Nous vivons dans un monde qui croule sous la dette. Les Etats-Unis, l’Union européenne, le Japon, pour n’en nommer que quelques-uns, n’ont plus les moyens de tenir leurs engagements sur les promesses faites dans le passé. Comme Alan Greenspan l’a récemment expliqué, un Etat-providence ne peut pas supporter un étalon or. Il doit déprécier sa devise au fil du temps afin de pouvoir payer les promesses qu’il a faites.

Il ne sera pas facile de vendre à des pays qui ont mis en place des politiques qui, comme nous le penson, appauvrissent leur classe moyenne. La solution, en revanche, n’est pas d’appauvrir la Suisse à son tour. Les choses ne seront pas simples, mais la Suisse devra éventuellement réaliser que la dévaluation compétitive n’est pas dans ses intérêts. Et le plus tôt sera le mieux.

Retour à la réalité

Maintenant que nous savons en quoi consiste l’initiative sur l’or, remarquez que sa mise en œuvre ne serait qu’une première étape. A moins que les législateurs n’embrassent l’esprit de la loi, il pourrait s’agir d’un long combat.
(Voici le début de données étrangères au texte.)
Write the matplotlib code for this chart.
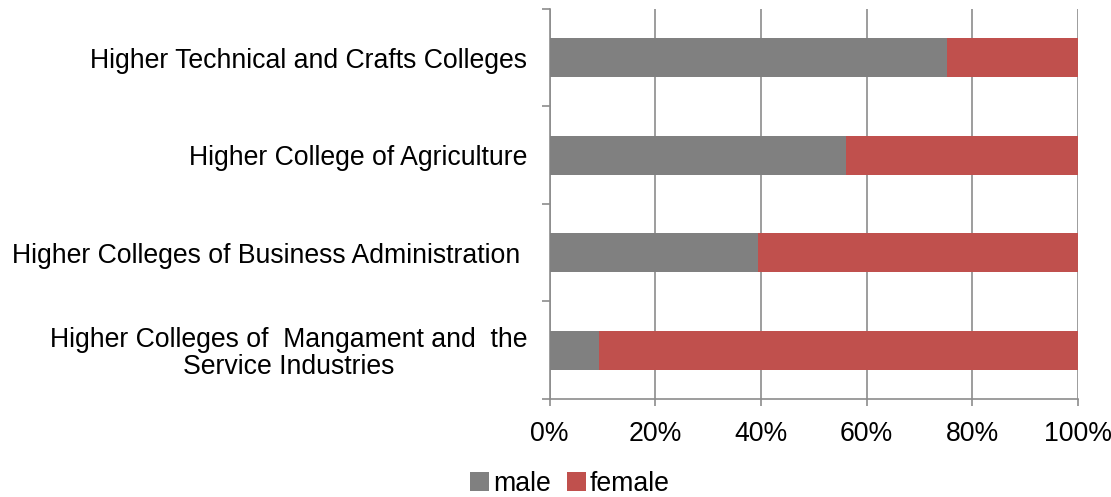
import numpy as np
import matplotlib.pyplot as plt
from matplotlib.ticker import FixedLocator, PercentFormatter

plt.rcParams['font.family'] = ['Liberation Sans', 'DejaVu Sans']

colleges = ['Higher Colleges of  Mangament and  the\nService Industries',
            'Higher Colleges of Business Administration ',
            'Higher College of Agriculture',
            'Higher Technical and Crafts Colleges']
male = np.array([9.4, 39.5, 56.0, 75.2])
female = 100 - male

fig = plt.figure(figsize=(11.11, 4.97), dpi=100)
ax = fig.add_axes([0.4947, 0.1972, 0.4756, 0.7847])

y = np.arange(len(colleges))
ax.barh(y, male, height=0.4, color='#808080', label='male', zorder=3)
ax.barh(y, female, left=male, height=0.4, color='#C0504D', label='female', zorder=3)

ax.set_xlim(0, 100)
ax.set_ylim(-0.5, len(colleges) - 0.5)
ax.xaxis.set_major_locator(FixedLocator(np.arange(0, 101, 20)))
ax.xaxis.set_major_formatter(PercentFormatter(decimals=0))
ax.grid(axis='x', color='#8c8c8c', linewidth=1.2, zorder=0)

ax.yaxis.set_major_locator(FixedLocator(np.arange(-0.5, len(colleges), 1.0)))
ax.yaxis.set_minor_locator(FixedLocator(y))
ax.set_yticklabels([])
ax.set_yticklabels(colleges, minor=True, ha='center', multialignment='center',
                   linespacing=1.05)
ax.tick_params(axis='y', which='major', length=6, color='#8c8c8c', width=1.2)
ax.tick_params(axis='y', which='minor', length=0, labelsize=19.2, pad=16)
ax.tick_params(axis='x', length=5, color='#8c8c8c', width=1.2, labelsize=19.2, pad=11)

# right-align the label block while keeping multi-line centred
for lab in ax.get_yticklabels(minor=True):
    lab.set_horizontalalignment('right')

for s in ['top', 'right']:
    ax.spines[s].set_visible(False)
for s in ['left', 'bottom']:
    ax.spines[s].set_color('#8c8c8c')
    ax.spines[s].set_linewidth(1.2)

fig.legend(loc='lower center', bbox_to_anchor=(0.513, -0.048), ncol=2, frameon=False,
           fontsize=19.2, handlelength=0.7, handleheight=0.7, handletextpad=0.15,
           columnspacing=0.6)

plt.savefig('out.png', dpi=100)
Nous avons déjà pu lire un certain nombre de rapports expliquant comment la Banque nationale suisse pourrait tenter de contourner ses obligations.  La Banque ationale pourrait également s’engager sur les marchés des produits dérivés pour saper l’esprit de l’initiative si elle venait à être ratifiée.

N’oublions pas non plus que la banque centrale aura cinq ans pour parvenir à un taux de réserve en or de 20%. Voilà qui devrait lui permettre de conduire des achats d’or sans trop influencer les marchés. Sur le court terme, les effets pourraient en être assez importants : le plafond du franc suisse par rapport à l’euro pourrait faire l’objet de pressions. De tels plafonds ne peuvent imposés que lorsqu’ils représentent un engagement inconditionnel. Dès que quelqu’un bougera un cil, le marché mettra à l’épreuve la résolution des responsables. La Banque nationale suisse pourrait avoir intérêt à acheter de l’or dès le tout début si elle accélère ses achats d’euros.

In ultima ratio, personne ne devrait jamais se reposer sur son gouvernement pour établir un étalon or, mais mettre en place son propre étalon or personnel.